• What you will do: Find the string "this" in the listing and report every line that has it.
------------------------------------------------------------------------
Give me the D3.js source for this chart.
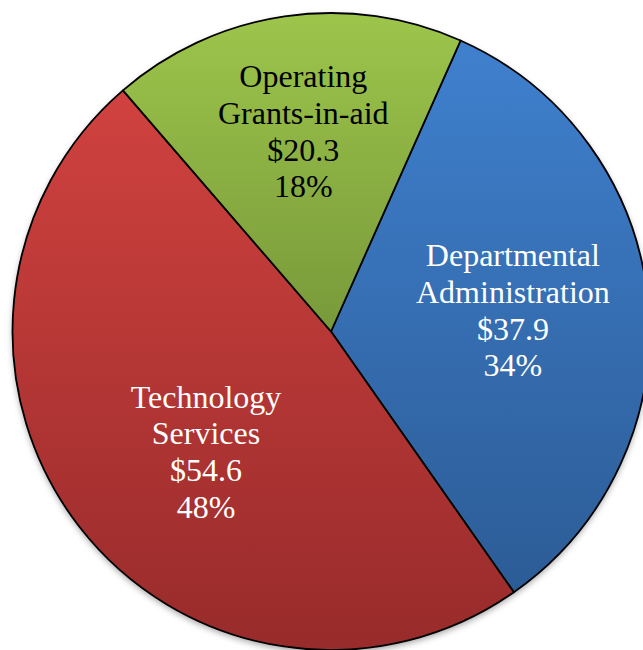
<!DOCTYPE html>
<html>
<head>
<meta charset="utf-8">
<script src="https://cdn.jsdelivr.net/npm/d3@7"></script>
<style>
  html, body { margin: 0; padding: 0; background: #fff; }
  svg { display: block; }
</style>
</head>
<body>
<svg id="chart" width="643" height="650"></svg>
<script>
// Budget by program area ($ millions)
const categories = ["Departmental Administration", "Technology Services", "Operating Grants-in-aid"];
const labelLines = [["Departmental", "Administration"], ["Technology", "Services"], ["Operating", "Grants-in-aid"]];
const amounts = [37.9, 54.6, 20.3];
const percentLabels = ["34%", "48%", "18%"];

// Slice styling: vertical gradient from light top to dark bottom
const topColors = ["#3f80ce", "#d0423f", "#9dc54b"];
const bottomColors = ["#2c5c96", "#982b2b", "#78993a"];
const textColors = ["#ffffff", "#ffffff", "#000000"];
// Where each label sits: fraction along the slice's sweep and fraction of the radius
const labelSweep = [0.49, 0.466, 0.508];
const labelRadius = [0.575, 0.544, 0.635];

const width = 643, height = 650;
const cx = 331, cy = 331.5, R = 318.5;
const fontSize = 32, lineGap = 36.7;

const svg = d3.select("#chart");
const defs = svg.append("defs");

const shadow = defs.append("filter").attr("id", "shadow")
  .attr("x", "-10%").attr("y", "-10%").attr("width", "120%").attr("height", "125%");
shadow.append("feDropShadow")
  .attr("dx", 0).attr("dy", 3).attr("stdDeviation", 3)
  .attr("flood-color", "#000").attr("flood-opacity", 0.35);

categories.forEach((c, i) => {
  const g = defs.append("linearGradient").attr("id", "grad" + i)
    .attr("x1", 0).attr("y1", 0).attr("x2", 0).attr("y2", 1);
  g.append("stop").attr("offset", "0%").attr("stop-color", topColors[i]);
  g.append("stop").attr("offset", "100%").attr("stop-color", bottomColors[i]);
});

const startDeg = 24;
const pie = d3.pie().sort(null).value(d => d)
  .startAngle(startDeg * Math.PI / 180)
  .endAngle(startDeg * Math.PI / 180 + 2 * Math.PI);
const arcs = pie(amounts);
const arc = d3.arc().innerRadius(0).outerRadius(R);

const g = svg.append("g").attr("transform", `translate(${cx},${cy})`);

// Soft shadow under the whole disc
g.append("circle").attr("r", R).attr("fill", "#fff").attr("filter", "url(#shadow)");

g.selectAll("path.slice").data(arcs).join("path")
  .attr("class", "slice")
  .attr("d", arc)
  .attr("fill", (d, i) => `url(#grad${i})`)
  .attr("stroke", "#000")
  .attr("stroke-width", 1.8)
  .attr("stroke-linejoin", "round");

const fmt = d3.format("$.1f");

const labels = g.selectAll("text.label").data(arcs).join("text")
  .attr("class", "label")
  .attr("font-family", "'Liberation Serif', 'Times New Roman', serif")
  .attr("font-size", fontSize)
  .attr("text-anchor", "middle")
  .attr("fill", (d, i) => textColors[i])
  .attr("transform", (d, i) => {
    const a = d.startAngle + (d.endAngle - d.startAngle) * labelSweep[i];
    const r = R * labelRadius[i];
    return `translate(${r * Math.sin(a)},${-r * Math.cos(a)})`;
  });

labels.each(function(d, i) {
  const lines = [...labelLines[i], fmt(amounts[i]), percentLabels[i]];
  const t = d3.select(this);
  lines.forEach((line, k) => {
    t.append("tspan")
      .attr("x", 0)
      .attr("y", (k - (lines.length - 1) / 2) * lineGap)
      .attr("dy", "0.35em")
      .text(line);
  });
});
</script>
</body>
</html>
------------------------------------------------------------------------
• Answer for the task:
Give me the D3.js source for this chart.
  const t = d3.select(this);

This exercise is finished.